I must say, as of Tuesday evening I thought I had for sure lost my running mojo. I endured a slow, grumpy 7 miles in the morning and was tired, feelin’ under the weather, and still hurting from Sunday’s 20 miler.
I think I was – gasp – sick of running.
A running date with Megan on Wednesday morning got me out of bed and to Central Park, and we talked about how we were both a bit cranky, tired, achy, and how the 6 weeks until the marathon seemed like forever.
It was great to know I wasn’t the only one feelin’ all crankypants about running and the marathon this week, and by the end of our chatty run I felt 100% better (I’ve said it before and I’ll say it again, I heart running buddies!).
It also helped that this guy zoomed by twice on the bridle path:
Meb Keflezghi, winner of last year’s NYC Marathon! He was in town for some promotional stuff, and was getting some miles in with the rest of us runners in Central Park. I just love him and his great attitude towards running and life.
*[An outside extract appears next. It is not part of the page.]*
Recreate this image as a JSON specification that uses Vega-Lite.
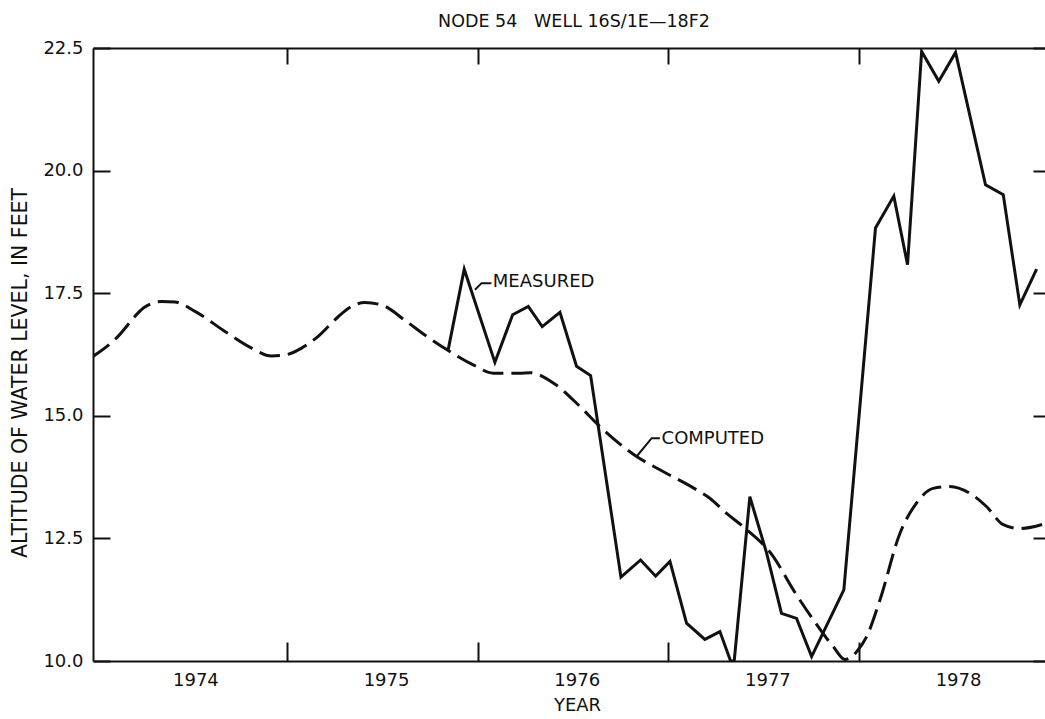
{
  "$schema": "https://vega.github.io/schema/vega-lite/v6.json",
  "width": 952,
  "height": 613,
  "autosize": {"type": "none"},
  "padding": {"left": 93, "top": 48, "right": 0, "bottom": 58},
  "background": "white",
  "title": {"text": "NODE 54\u00a0\u00a0\u00a0WELL 16S/1E\u201418F2", "font": "DejaVu Sans", "fontSize": 17.5, "fontWeight": "normal", "color": "#111", "anchor": "middle", "offset": 9, "dx": 5},
  "config": {
    "view": {"stroke": null},
    "axis": {"labelFont": "DejaVu Sans", "titleFont": "DejaVu Sans", "labelColor": "#111", "titleColor": "#111", "domainColor": "#111", "tickColor": "#111", "grid": false, "domainWidth": 2, "tickWidth": 2}
  },
  "datasets": {
    "computed": [
      {"year": 1973.979, "value": 16.20},
      {"year": 1974.107, "value": 16.59},
      {"year": 1974.220, "value": 17.10},
      {"year": 1974.247, "value": 17.20},
      {"year": 1974.343, "value": 17.33},
      {"year": 1974.413, "value": 17.32},
      {"year": 1974.518, "value": 17.13},
      {"year": 1974.675, "value": 16.72},
      {"year": 1974.815, "value": 16.38},
      {"year": 1974.920, "value": 16.22},
      {"year": 1974.990, "value": 16.24},
      {"year": 1975.077, "value": 16.38},
      {"year": 1975.164, "value": 16.62},
      {"year": 1975.269, "value": 17.02},
      {"year": 1975.339, "value": 17.23},
      {"year": 1975.409, "value": 17.31},
      {"year": 1975.497, "value": 17.26},
      {"year": 1975.628, "value": 16.92},
      {"year": 1975.733, "value": 16.62},
      {"year": 1975.838, "value": 16.35},
      {"year": 1975.977, "value": 16.04},
      {"year": 1976.082, "value": 15.87},
      {"year": 1976.222, "value": 15.87},
      {"year": 1976.274, "value": 15.88},
      {"year": 1976.397, "value": 15.67},
      {"year": 1976.537, "value": 15.19},
      {"year": 1976.642, "value": 14.78},
      {"year": 1976.834, "value": 14.17},
      {"year": 1976.956, "value": 13.90},
      {"year": 1977.149, "value": 13.49},
      {"year": 1977.218, "value": 13.32},
      {"year": 1977.306, "value": 13.01},
      {"year": 1977.393, "value": 12.74},
      {"year": 1977.551, "value": 12.13},
      {"year": 1977.656, "value": 11.45},
      {"year": 1977.761, "value": 10.84},
      {"year": 1977.866, "value": 10.29},
      {"year": 1977.927, "value": 10.03},
      {"year": 1977.988, "value": 10.19},
      {"year": 1978.041, "value": 10.50},
      {"year": 1978.110, "value": 11.24},
      {"year": 1978.215, "value": 12.60},
      {"year": 1978.302, "value": 13.22},
      {"year": 1978.389, "value": 13.52},
      {"year": 1978.477, "value": 13.56},
      {"year": 1978.582, "value": 13.42},
      {"year": 1978.669, "value": 13.15},
      {"year": 1978.757, "value": 12.78},
      {"year": 1978.844, "value": 12.70},
      {"year": 1978.976, "value": 12.80}
    ],
    "measured": [
      {"year": 1975.846, "value": 16.35},
      {"year": 1975.930, "value": 17.99},
      {"year": 1976.091, "value": 16.09},
      {"year": 1976.184, "value": 17.06},
      {"year": 1976.266, "value": 17.23},
      {"year": 1976.339, "value": 16.82},
      {"year": 1976.432, "value": 17.11},
      {"year": 1976.519, "value": 16.01},
      {"year": 1976.593, "value": 15.82},
      {"year": 1976.752, "value": 11.71},
      {"year": 1976.855, "value": 12.06},
      {"year": 1976.934, "value": 11.73},
      {"year": 1977.009, "value": 12.03},
      {"year": 1977.096, "value": 10.77},
      {"year": 1977.192, "value": 10.44},
      {"year": 1977.271, "value": 10.60},
      {"year": 1977.327, "value": 10.00},
      {"year": 1977.346, "value": 10.00},
      {"year": 1977.428, "value": 13.35},
      {"year": 1977.516, "value": 12.20},
      {"year": 1977.594, "value": 10.97},
      {"year": 1977.673, "value": 10.87},
      {"year": 1977.752, "value": 10.09},
      {"year": 1977.921, "value": 11.45},
      {"year": 1978.087, "value": 18.83},
      {"year": 1978.183, "value": 19.48},
      {"year": 1978.255, "value": 18.08},
      {"year": 1978.329, "value": 22.43},
      {"year": 1978.419, "value": 21.82},
      {"year": 1978.507, "value": 22.41},
      {"year": 1978.664, "value": 19.71},
      {"year": 1978.757, "value": 19.51},
      {"year": 1978.844, "value": 17.26},
      {"year": 1978.932, "value": 17.99}
    ],
    "leaders": [
      {"label": "MEASURED", "order": 1, "year": 1975.986, "value": 17.57},
      {"label": "MEASURED", "order": 2, "year": 1976.021, "value": 17.705},
      {"label": "MEASURED", "order": 3, "year": 1976.073, "value": 17.705},
      {"label": "COMPUTED", "order": 1, "year": 1976.834, "value": 14.17},
      {"label": "COMPUTED", "order": 2, "year": 1976.913, "value": 14.544},
      {"label": "COMPUTED", "order": 3, "year": 1976.956, "value": 14.544}
    ],
    "labels": [
      {"label": "MEASURED", "year": 1976.080, "value": 17.72},
      {"label": "COMPUTED", "year": 1976.965, "value": 14.52}
    ]
  },
  "layer": [
    {
      "data": {"name": "computed"},
      "mark": {"type": "line", "color": "#111", "strokeWidth": 3, "strokeDash": [21, 8], "interpolate": "monotone", "clip": true},
      "encoding": {
        "x": {"field": "year", "type": "quantitative",
          "scale": {"domain": [1973.983, 1978.976], "nice": false, "zero": false},
          "axis": {"orient": "bottom", "values": [1974.52, 1975.52, 1976.52, 1977.52, 1978.52], "ticks": false, "domain": true, "labelExpr": "floor(datum.value)", "labelFontSize": 18, "labelPadding": 10, "title": "YEAR", "titleFontSize": 18, "titleFontWeight": "normal", "titleX": 484, "titleY": 44, "titleBaseline": "middle", "titleAlign": "center"}},
        "y": {"field": "value", "type": "quantitative",
          "scale": {"domain": [10, 22.5], "nice": false, "zero": false},
          "axis": {"orient": "left", "values": [10, 12.5, 15, 17.5, 20, 22.5], "format": ".1f", "ticks": false, "labelPadding": 10, "labelFontSize": 18, "title": "ALTITUDE OF WATER LEVEL, IN FEET", "titleFontSize": 20.5, "titleFontWeight": "normal", "titleAngle": -90, "titleX": -73, "titleY": 324.5, "titleAlign": "center", "titleBaseline": "middle"}}
      }
    },
    {
      "data": {"name": "measured"},
      "mark": {"type": "line", "color": "#111", "strokeWidth": 3, "clip": true},
      "encoding": {
        "x": {"field": "year", "type": "quantitative",
          "axis": {"orient": "bottom", "values": [1975, 1976, 1977, 1978], "labels": false, "domain": false, "tickSize": -19, "title": null}},
        "y": {"field": "value", "type": "quantitative",
          "axis": {"orient": "right", "values": [10, 12.5, 15, 17.5, 20, 22.5], "labels": false, "domain": false, "tickSize": -12, "title": null}}
      }
    },
    {
      "data": {"name": "leaders"},
      "mark": {"type": "line", "color": "#111", "strokeWidth": 2},
      "encoding": {
        "x": {"field": "year", "type": "quantitative",
          "axis": {"orient": "top", "values": [1975, 1976, 1977, 1978], "labels": false, "domain": true, "tickSize": -16, "title": null}},
        "y": {"field": "value", "type": "quantitative", "axis": null},
        "detail": {"field": "label"},
        "order": {"field": "order"}
      }
    },
    {
      "data": {"name": "labels"},
      "mark": {"type": "text", "align": "left", "baseline": "middle", "font": "DejaVu Sans", "fontSize": 18, "color": "#111"},
      "encoding": {
        "x": {"field": "year", "type": "quantitative", "axis": null},
        "y": {"field": "value", "type": "quantitative",
          "axis": {"orient": "left", "values": [10, 12.5, 15, 17.5, 20, 22.5], "labels": false, "domain": false, "tickSize": -17, "title": null}},
        "text": {"field": "label"}
      }
    }
  ],
  "resolve": {"axis": {"x": "independent", "y": "independent"}}
}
The funk has officially been lifted!
So about 8.5 miles total for Wednesday, and this morning I felt good enough to do some tempo miles:
- Mile 1: 9:16
- Mile 2: 8:22
- Mile 3: 8:02
- Mile 4: 9:10
- Mile 5: 8:33
- Mile 6: 9:09
- Mile 7: 8:34
7 miles total in 1:01:33. I’m still feelin’ a little fatigued, but this week’s long run is a mere 16 miles (love that it’s gotten to a point where 16 miles is an easy long run…) and I’ve cut back total mileage a bit this week as well.
Coffee was extremely necessary on Wednesday morning, and I had to wait until I got to work since I was running a smidge late.
Lunch was almond butter and blackberry jam on sprouted whole grain bread, Fage 0% and an orange
I haven’t had an orange in forever – love!
Snackage – organic gala apple and some TJ’s trail mix – Nuts About Raspberries and Chocolate
This trail mix is one of my favs – dried raspberries, almonds, peanuts and chocolate
Dinner was part of another salad concoction made over the weekend to save time during the busy week.
I’m calling it a Chickpea, Tuna and Green Bean Salad
I used parsley and chives for herbs
And some mini heirloom tomatoes for color (and because they’re delicious!)
I blanched fresh green beans before adding them to the mix
And chopped up some yellow and red bell peppers I had on hand before tossing the batch with lemon juice
Threw in two cans of tongol tuna and added more lemon juice
Mixed it all together and voila!
This salad was super easy and kept well in the fridge for a good part of the week. Here’s the last batch, which I had on Wednesday:
Chickpea, Tuna and Green Bean Salad
- 2 cans chickpeas
- 2 cans tuna packed in water
- 1 tbsp parsley
- 1 tbsp chives
- 1 lemon (for juice)
- 1/4 cup red bell pepper
- 1/4 cup yellow bell peppers
- A few handfulls of mini heirloom tomatoes
- 1/4 – 1/2 lb fresh green beans
Blanch green beans in boiling water for a few minutes, strain and rinse with cold water. Mix in large bowl with chickpeas, chopped herbs, bell peppers and tomatoes. Add juice from 1/2 lemon. Add in tuna and juice from the other 1/2 lemon, mix well. Super easy, right?
After I got home from work I enjoyed a few vegan brownies (seriously, I die for these they’re so good!) and some Greek yogurt before hittin’ the hay early.
It’s almost Friday – hooray!
Question: Weekend plans, running or otherwise?